Knowing that students may not be comfortable seeking help from professionals, the peer group has learned how to create a comfortable space for allyship.

Borges continued, “I think it’s so important that you have others who are going through similar aspects but just being real about it. It’s okay to be open about these things because guess what? At the end of the day it’s going to make you better at what you want to do. When you’re emotionally feeling good about yourself, you’re gonna find your way in places that you’ve never seen before.”

Though the club was formed by four athletes, they recognize that regular students are dealing with the same stressors that come along with college without having that team dynamic to fall back on.

When many students arrive for the first day of New Student Orientation, they already have a group of individuals they are familiar with from recruiting trips, summer preseason and other connections through their sport. But others who aren’t guided to a group of friends are left alone, trying to make their own path.

Thirty-three percent of the Springfield College student body is composed of student-athletes, according to the school’s website. Walking around campus, it feels as though just about everyone is on a sports team. There are the identifiers on the backpacks, the hoodies, the sweatpants or the hats – really any surface that would be deemed acceptable as merchandise.

“It must be really hard being a student on campus and not being an athlete, seeing everybody being an athlete,” Borges said. “That’s probably not easy, as well as being a voice for athletes saying it’s okay to be open about it.”

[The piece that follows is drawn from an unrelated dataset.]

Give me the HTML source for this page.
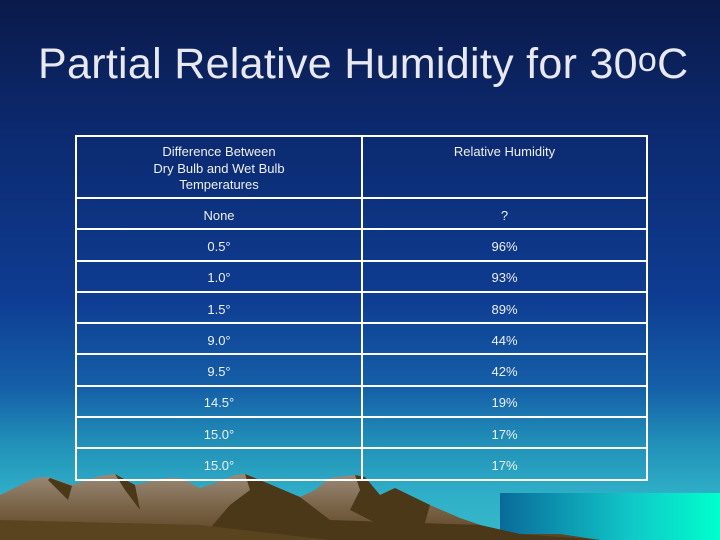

Springfield is a “happy community” – at least on the outside. In its pre-pandemic days, one would be able to walk down the sidewalk, avoiding the grass, and receive a cordial smile from just about anyone who crossed their path.

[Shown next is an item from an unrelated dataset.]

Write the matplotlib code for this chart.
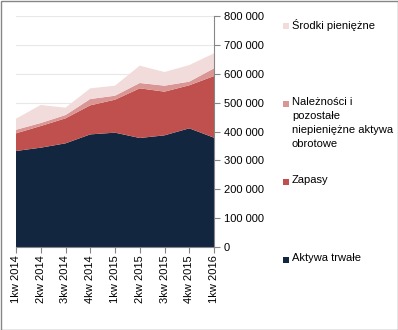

For some, that smile is awkward. They aren’t as extroverted as most of the campus may seem. For others, that smile is a cover, a happy mask to hide their own inner demons and insecurities.

“People always have stuff going on and we want people to know that it’s okay not to be okay,” Coyle said. “It’s okay to let your feelings out and not be all smiley and happy every day like the people you see around here.

“Our goal is to uplift people and make them realize that they matter and their emotions are valid.”

One day, the smiles will return – uncovered – to the faces of Springfield College students. Though they may still be hiding demons, the peer-to-peer relationships will still be there, ready for battle.

The world post-COVID will take some getting used to. There will still be uncertainty and many things will remain out of one's hands, but the appreciation of the little things will take utmost importance. Whether it be the ability to watch a football game on Stagg, a basketball game in Blake Arena or a theatre performance in Fuller, Springfield College will be alive again.

Springfield College will smile again.